風水害
3.風水害の姿

では、大雨によって、どのような災害が発生するのでしょうか。

1時間の雨量が10~20mm。ザーザーと降るやや強い雨です。地面からの跳ね返りで足元がぬれ、雨の音で話し声が良く聞き取れません。 地面には一面に水たまりができます。このような雨でも長く続けば注意が必要です。

1時間の雨量が20~30mmの強い雨です。どしゃ降りとなり、傘をさしていてもぬれます。側溝や下水、小さな川があふれ、住宅などが水に浸かる「浸水害」が発生します。 また、小規模の「がけ崩れ」が始まります。

1時間の雨量が30~50mmになると「激しい雨」です。バケツをひっくり返したように降り、道路が川のようになります。 下水管から雨水があふれはじめるところもあります。


「山崩れ・がけ崩れ」も起きやすくなります。がけ崩れは地面にしみ込んだ水分が土の抵抗力を弱め、斜面が突然崩れ落ちる現象です。 一瞬で崩れるため、逃げ遅れる人も出て被害が大きくなります。危険地帯では避難の準備が必要です。

1時間の雨量が50~80mm。非常に激しい雨です。滝のようにゴーゴーと降り続きます。傘は全く役に立たなくなり、水しぶきであたり一面が白っぽくなります。 マンホールから水が噴出することもあります。
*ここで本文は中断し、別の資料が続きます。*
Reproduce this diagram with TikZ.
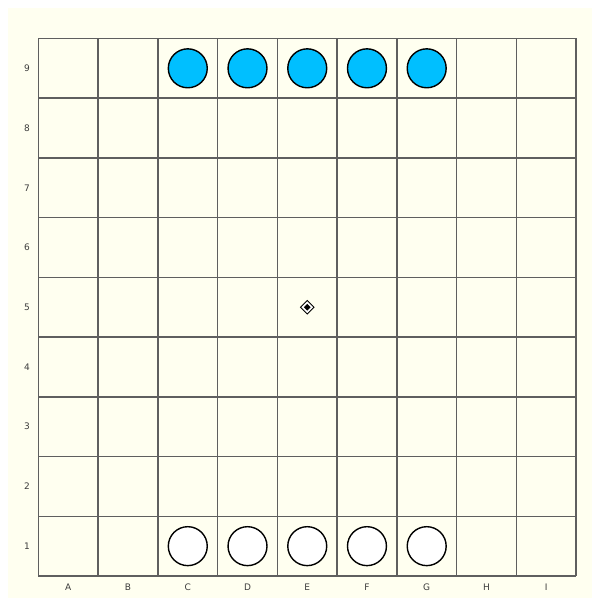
\documentclass[tikz,border=0pt]{standalone}
\usepackage{fontspec}
\setmainfont{DejaVu Sans}
\usepackage{xcolor}
\usepackage{tikz}
\usetikzlibrary{shapes.geometric, positioning}
\definecolor{fundo}{RGB}{255, 255, 240}
\definecolor{linha}{RGB}{95, 95, 95}
\definecolor{azulpeca}{RGB}{0, 191, 255}
\definecolor{rotulo}{RGB}{60, 60, 60}

\begin{document}
\begin{tikzpicture}[x=59.8pt, y=59.8pt,
    grade/.style={draw=linha, line width=1.5pt},
    peca/.style={circle, draw=black, line width=1.4pt, minimum size=39pt, inner sep=0pt},
    azul/.style={peca, fill=azulpeca},
    branca/.style={peca, fill=white},
    marca/.style={diamond, draw=black, fill=white, line width=0.9pt, minimum size=14pt, inner sep=0pt},
    centro/.style={diamond, fill=black, minimum size=7pt, inner sep=0pt},
    coord/.style={text=rotulo, font=\fontsize{9}{11}\selectfont}
]
    % Background
    \useasboundingbox (-38.5pt, -22pt) rectangle ([xshift=16.2pt, yshift=38.5pt]9, 9);
    \fill[white] (-38.5pt, -22pt) rectangle ([xshift=16.2pt, yshift=38.5pt]9, 9);
    \fill[fundo] (-30.5pt, -22pt) rectangle ([xshift=16.2pt, yshift=30.5pt]9, 9);

    % Board
    \foreach \i in {0,...,9} {
        \draw[grade] (\i, 0) -- (\i, 9);
        \draw[grade] (0, \i) -- (9, \i);
    }

    % Coordinates
    \foreach \l [count=\c] in {A,B,C,D,E,F,G,H,I}
        \node[coord] (col-\l) at ([yshift=-11pt]\c-0.5, 0) {\l};
    \foreach \r in {1,...,9}
        \node[coord] (lin-\r) at ([xshift=-11.5pt]0, \r-0.5) {\r};

    % Pieces
    \foreach \l/\c in {C/3, D/4, E/5, F/6, G/7} {
        \node[azul] (a-\l) at (\c-0.5, 8.5) {};
        \node[branca] (b-\l) at (\c-0.5, 0.5) {};
    }

    % Centre mark
    \node[marca] (meio) at (4.5, 4.5) {};
    \node[centro] (meio-int) at (meio) {};
\end{tikzpicture}
\end{document}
都市部では地下室や地下街に雨水が流れ込む場合があります。 実際、建物の地下で水死者がでるという信じられない事故も起きています。 都市の様々な機能が停止して、市民生活に支障をきたすことも少なくありません。
さらに、堤防の決壊や河川の水が堤防を越えて氾濫する「洪水害」も発生します。

山間部の渓流や沢では、「土石流」が起こりやすくなります。 土石流は、谷や斜面にたまった土や石、砂などが、ときには、山崩れの土砂などが、大雨による水と一緒に一気に下流へ流れ出す現象です。 昔から「鉄砲水」とか「山津波」などといわれています。破壊力が大きく、流れる速度も速いため、渓流などの出口に人家などがある場合は大きな被害をもたらします。【補足あり】

1時間の雨量が80mm以上。猛烈な雨で、息苦しくなるような圧迫感があり、恐怖を感じます。 大規模な災害の発生するおそれが強くなります。とくに厳重な警戒が必要です。

次に風による災害を見ていきます。

風速10~15m。やや強い風です。風に向って歩きにくくなり、樹木全体が揺れます。取り付けの不完全な看板やトタン板が飛び始めます。

風速15~20mの強い風です。風に向って歩くことができません。転倒する人もいます。またビニールハウスが壊れ始めます。

風速20~25m。非常に強い風です。 概ねこの風速になると、暴風警報が発表されます。 しっかり身体を確保しないと転倒します。 車の運転さえ危険な状態となります。 鋼製シャッターが壊れ始め、風で飛ばされた物でガラスが割れます。【ナレーションは強風警報となっていますが、暴風警報が正しい呼称です】

風速25~30m。立っていられません。屋外での行動はたいへん危険です。 樹木が根こそぎ倒れ始め、ブロック塀は壊れ、取り付けの不完全な外装材がはがれて飛び始めます。

風速30m以上。猛烈な風です。屋根が飛ばされたり、ついには木造住宅の倒壊が始まります。

いかがでしたか。

海沿いでは海面が急激に上昇して起こる高潮による災害も発生します。

台風が接近して気圧が低くなると海面が持ち上がります。また強い風が沖から海岸に向かって吹き、海水が吹き寄せられても海面が上昇します。これは発達した低気圧によっても起こります。

高潮が発生すると、家屋の損壊や流出の危険があります。河口部や湾奥部、ゼロメートル地帯ではとくに注意が必要です(年間)。

このほかにも、竜巻による家屋の損壊や落雷による火災や死亡事故も起きています。
竜巻は日本では平均16~17個発生しています。【1991年~2006年の年間平均発生数は約13個でした】

これらの災害が起こりやすい状況が予想されていないか、地域の気象情報をチェックするとよいでしょう。